How many of the lines that follow contain the word "this"? Give only the number.

== Data extract ==

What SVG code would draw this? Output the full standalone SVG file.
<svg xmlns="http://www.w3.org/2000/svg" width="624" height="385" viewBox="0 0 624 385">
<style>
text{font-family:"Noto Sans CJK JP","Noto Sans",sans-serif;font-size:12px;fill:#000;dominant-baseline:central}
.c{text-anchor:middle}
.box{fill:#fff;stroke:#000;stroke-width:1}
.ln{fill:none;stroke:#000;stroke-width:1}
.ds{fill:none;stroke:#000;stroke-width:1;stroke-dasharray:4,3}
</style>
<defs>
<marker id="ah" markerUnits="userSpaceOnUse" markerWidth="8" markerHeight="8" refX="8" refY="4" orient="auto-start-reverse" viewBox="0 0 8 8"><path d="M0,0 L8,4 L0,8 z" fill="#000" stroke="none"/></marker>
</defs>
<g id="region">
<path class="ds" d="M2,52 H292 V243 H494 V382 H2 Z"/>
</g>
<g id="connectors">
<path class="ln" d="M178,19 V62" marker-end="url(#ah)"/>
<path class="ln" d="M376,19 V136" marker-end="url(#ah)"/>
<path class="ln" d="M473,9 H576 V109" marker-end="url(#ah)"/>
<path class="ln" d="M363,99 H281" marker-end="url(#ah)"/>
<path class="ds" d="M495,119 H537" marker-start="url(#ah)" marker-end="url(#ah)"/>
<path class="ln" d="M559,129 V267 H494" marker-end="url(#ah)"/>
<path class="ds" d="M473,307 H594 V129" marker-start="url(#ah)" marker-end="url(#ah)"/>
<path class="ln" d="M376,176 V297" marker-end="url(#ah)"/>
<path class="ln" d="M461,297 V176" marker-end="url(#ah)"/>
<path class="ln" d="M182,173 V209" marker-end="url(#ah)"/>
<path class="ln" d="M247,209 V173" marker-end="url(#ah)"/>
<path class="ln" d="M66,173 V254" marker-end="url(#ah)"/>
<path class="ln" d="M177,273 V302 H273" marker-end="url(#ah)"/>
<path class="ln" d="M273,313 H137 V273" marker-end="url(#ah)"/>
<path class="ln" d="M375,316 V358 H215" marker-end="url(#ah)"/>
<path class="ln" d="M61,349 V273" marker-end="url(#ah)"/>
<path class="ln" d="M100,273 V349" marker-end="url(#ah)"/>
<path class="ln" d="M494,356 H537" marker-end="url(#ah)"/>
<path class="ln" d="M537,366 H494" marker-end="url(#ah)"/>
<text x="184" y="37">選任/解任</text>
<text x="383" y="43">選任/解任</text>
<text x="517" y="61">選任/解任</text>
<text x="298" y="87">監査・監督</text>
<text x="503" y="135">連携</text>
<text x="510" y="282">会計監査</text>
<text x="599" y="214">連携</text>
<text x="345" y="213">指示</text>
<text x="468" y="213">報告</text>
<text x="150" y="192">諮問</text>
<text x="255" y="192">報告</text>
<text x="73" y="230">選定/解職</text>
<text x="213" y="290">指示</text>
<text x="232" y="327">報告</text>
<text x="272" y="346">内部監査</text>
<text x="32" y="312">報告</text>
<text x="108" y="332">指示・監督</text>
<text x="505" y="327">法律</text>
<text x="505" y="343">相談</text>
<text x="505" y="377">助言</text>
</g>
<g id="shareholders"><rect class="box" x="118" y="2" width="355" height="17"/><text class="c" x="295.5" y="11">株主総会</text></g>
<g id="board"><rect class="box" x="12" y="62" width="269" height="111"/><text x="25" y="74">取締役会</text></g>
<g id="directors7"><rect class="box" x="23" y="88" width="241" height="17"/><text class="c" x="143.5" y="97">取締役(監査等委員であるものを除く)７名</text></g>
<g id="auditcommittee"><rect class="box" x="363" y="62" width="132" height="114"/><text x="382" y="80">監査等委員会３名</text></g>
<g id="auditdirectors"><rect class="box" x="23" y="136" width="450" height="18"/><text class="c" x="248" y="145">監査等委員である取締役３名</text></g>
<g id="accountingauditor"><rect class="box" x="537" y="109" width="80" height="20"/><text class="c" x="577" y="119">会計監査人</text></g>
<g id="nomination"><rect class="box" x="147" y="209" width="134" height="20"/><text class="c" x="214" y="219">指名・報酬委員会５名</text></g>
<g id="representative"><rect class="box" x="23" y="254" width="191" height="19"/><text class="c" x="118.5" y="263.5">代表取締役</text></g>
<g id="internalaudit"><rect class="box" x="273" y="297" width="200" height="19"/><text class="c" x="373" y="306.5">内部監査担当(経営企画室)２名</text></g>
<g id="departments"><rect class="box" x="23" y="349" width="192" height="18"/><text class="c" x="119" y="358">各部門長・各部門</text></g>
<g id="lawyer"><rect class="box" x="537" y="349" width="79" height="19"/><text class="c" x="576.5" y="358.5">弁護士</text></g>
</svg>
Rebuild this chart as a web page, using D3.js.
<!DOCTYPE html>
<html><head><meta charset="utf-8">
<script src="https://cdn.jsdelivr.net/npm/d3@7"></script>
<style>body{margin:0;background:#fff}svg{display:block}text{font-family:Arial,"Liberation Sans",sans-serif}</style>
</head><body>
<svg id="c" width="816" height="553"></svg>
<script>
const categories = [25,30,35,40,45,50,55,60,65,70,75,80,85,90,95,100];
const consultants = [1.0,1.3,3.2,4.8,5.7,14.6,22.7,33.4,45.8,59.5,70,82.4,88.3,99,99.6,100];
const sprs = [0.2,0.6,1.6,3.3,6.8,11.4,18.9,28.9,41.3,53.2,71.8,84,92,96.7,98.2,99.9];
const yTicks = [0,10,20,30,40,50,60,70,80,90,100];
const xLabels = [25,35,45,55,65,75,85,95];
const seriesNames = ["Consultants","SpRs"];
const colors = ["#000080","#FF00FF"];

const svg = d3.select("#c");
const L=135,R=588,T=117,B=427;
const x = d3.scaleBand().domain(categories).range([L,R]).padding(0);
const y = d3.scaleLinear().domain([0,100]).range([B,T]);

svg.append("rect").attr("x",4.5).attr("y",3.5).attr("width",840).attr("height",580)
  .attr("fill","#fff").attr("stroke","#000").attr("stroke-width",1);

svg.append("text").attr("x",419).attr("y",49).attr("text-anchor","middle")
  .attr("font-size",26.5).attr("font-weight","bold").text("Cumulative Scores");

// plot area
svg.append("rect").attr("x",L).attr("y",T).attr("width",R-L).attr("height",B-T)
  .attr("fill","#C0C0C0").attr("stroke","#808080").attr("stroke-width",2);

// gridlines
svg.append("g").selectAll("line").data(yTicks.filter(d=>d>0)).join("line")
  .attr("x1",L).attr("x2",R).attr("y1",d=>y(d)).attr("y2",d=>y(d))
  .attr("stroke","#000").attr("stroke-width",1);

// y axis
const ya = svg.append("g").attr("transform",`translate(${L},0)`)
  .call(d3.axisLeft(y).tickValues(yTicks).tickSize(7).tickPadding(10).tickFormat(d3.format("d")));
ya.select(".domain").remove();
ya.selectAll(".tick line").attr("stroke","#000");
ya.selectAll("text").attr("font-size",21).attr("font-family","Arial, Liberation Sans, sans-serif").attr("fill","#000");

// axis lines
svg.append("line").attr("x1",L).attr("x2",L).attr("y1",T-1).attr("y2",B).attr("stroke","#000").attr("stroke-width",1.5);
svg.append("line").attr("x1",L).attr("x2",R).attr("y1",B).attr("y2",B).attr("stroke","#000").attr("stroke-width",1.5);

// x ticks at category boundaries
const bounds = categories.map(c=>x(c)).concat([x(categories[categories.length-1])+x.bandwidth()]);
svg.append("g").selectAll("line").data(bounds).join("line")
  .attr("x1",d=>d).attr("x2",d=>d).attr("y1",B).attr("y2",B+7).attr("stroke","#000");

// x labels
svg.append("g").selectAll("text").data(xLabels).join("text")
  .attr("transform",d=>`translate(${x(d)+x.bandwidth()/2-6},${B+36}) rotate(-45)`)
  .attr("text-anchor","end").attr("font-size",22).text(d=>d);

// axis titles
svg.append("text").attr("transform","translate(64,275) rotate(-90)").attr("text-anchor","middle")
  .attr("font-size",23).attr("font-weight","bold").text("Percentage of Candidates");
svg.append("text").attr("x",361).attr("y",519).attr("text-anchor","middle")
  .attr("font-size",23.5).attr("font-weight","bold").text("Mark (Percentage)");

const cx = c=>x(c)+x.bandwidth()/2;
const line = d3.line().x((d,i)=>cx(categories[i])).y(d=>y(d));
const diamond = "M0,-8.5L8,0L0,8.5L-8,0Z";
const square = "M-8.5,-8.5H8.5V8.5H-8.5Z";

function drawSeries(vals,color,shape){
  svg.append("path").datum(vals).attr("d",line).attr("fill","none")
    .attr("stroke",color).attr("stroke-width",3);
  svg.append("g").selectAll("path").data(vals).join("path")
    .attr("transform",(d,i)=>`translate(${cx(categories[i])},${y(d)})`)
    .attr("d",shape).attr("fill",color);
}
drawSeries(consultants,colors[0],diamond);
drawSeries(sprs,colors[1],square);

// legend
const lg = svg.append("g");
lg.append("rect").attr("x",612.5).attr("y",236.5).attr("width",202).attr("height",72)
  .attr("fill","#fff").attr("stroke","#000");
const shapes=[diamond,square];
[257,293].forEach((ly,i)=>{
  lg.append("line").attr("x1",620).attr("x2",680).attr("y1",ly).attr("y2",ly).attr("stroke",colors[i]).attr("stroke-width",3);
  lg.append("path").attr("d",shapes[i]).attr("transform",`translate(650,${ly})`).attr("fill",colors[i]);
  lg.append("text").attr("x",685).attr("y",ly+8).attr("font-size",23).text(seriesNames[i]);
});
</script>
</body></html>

===

The completed task: 2